The City of Wiesloch owns the land the museum is built on, and has enlarged the area leased to the museum on several occasions.
The 1985 outline development plan for the Weinäcker zone covering the brickworks stated that the raised area used as a tip between the brickworks and the sewage works should be held back as natural compensation for other development in the area.
A 1987 plan for expansion of the sewage works described the Feldbahn route as overgrown with bushes and trees; the variation in flora detected along the Feldbahn route was used to divide the land on either side of the route into multiple areas for individual construction.
The land used by the museum was purchased by the city in 1989 after the closure of the Tonwaren-Industrie Wiesloch brickworks.

====2000s====
In June 2001 the city agreed an initial lease for 1400 sqm to enable protection of the locomotive shed and the immediate surroundings.
In March 2004 a new five-year lease was agreed, plus an additional access agreement allowing the museum to use a strip of land that had originally been reserved to enable main line railway access to the AVR recycling centre.
In October 2009 the lease was extended and enlarged by an extra 3320 sqm to the south of the locomotive shed, plus approximately 3000 sqm on a short-term lease.

====2010s====
In January 2010 a geological survey showed that the land parcel surrounding the locomotive shed would be unsuitable for commercial development.
In late-2010 a 2500 m2 area was allocated for backfilling 6000 m3 of sand and other material from the construction of the central bus station at Wiesloch-Walldorf station the following year.

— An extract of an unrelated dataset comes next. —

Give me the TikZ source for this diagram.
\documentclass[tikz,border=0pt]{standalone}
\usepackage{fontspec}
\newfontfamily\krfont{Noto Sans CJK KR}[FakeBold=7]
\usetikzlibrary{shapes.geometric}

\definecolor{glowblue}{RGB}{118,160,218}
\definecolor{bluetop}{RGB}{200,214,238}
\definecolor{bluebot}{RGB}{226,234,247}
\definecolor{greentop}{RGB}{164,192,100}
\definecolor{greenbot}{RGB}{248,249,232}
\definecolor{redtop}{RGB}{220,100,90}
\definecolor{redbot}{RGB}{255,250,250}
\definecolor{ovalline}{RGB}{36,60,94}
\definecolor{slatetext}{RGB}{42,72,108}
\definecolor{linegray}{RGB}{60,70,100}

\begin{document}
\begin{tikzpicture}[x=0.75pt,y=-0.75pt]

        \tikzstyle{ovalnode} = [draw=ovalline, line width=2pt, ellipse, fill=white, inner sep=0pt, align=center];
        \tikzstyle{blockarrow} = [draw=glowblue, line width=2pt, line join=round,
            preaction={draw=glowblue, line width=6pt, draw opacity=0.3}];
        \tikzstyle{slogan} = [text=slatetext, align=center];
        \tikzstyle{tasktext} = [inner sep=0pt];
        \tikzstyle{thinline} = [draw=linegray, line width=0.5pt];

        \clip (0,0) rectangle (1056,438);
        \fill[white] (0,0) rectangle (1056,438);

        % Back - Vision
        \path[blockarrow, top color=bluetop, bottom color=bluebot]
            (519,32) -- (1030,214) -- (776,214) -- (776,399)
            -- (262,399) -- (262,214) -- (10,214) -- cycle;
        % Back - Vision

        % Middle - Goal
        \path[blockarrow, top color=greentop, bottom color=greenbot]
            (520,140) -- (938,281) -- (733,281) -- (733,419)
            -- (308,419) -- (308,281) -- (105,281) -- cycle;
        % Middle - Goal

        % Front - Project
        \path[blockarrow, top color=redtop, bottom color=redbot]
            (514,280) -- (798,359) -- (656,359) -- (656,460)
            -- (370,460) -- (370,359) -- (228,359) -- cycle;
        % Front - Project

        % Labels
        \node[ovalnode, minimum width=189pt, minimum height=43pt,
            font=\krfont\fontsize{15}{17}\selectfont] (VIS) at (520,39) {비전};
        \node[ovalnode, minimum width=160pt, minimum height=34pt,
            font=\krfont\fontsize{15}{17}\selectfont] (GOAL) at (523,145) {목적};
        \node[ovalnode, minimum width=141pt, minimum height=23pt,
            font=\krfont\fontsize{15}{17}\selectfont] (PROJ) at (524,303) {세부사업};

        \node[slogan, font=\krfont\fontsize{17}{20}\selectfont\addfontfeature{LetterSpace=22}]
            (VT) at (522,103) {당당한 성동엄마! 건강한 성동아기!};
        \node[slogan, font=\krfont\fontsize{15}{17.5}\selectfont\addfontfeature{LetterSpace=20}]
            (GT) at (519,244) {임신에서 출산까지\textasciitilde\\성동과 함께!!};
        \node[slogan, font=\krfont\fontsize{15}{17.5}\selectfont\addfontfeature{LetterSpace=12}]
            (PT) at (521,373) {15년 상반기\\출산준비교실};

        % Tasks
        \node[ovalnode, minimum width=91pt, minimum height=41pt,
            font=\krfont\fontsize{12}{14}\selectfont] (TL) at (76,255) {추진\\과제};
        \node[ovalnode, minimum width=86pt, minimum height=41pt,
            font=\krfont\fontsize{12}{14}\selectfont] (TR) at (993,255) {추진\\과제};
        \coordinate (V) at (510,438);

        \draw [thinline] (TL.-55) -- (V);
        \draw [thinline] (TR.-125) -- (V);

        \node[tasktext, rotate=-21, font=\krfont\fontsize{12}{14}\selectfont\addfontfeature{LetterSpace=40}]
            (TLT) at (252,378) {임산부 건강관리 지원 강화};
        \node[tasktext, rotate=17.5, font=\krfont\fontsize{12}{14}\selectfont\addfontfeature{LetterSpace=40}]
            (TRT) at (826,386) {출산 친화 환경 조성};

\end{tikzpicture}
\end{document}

In May 2011 Feldbahn- und Industriemuseum Wiesloch e.V submitted an outline conceptual proposal to the City of Wiesloch for significantly expanding the museum.
In November 2011 the museum and City of Wiesloch agreed a supplementary lease covering a total of 27500 sqm in conjunction with the planned flood protection works to the River Leimbach north of the Leimbach Park.
This lease included a specified 10 to 15 m riparian buffer zone reserved for vegetation facing towards the river.
In recognition of the duty of care in conservation and management of the site and large demonstrated volunteer work, the City of Wiesloch awarded a cost-free peppercorn rent for fifteen years.

In recognition for long voluntary service since 2001 to the museum, Franz Stier as technical director of the museum, received the honorary medal of the City of Wiesloch on 2 July 2019.

====Leimbach Park====

In January 2017 the Environment and Technical committee of the City of Wiesloch unanimously agreed a proposal for extension of the narrow gauge museum tracks into the Leimbach Park (Park am Leimbach).
The proposal would use grassed track in the meadow areas of the park. By June 2017, work had already begun on the extension into the Leimbach Park. On 25 June 2017, the members of the museum had an information stand at the edge of the Leimbach Park with the extension plans the joint Wiesloch–Walldorf Day of the Open Gardens (Tag der offenen Gärten und Höfe). During winter 2018/2019 approximately 200 metres of track were laid into the Park.

====Railway bridge====

In mid-2019, the City of Wiesloch and the Wiesloch/Walldorf Sewage and Flood Protection Association (AHW, Abwasser- und Hochwasserschutzverband) donated a railway bridge to the museum. The bridge had been constructed in 1901 from steel and sandstone, and had stood for nearly 120 years carrying the standard gauge branch line over the Waldangelbach stream in Wiesloch, next to the former corrugated cardboard factory.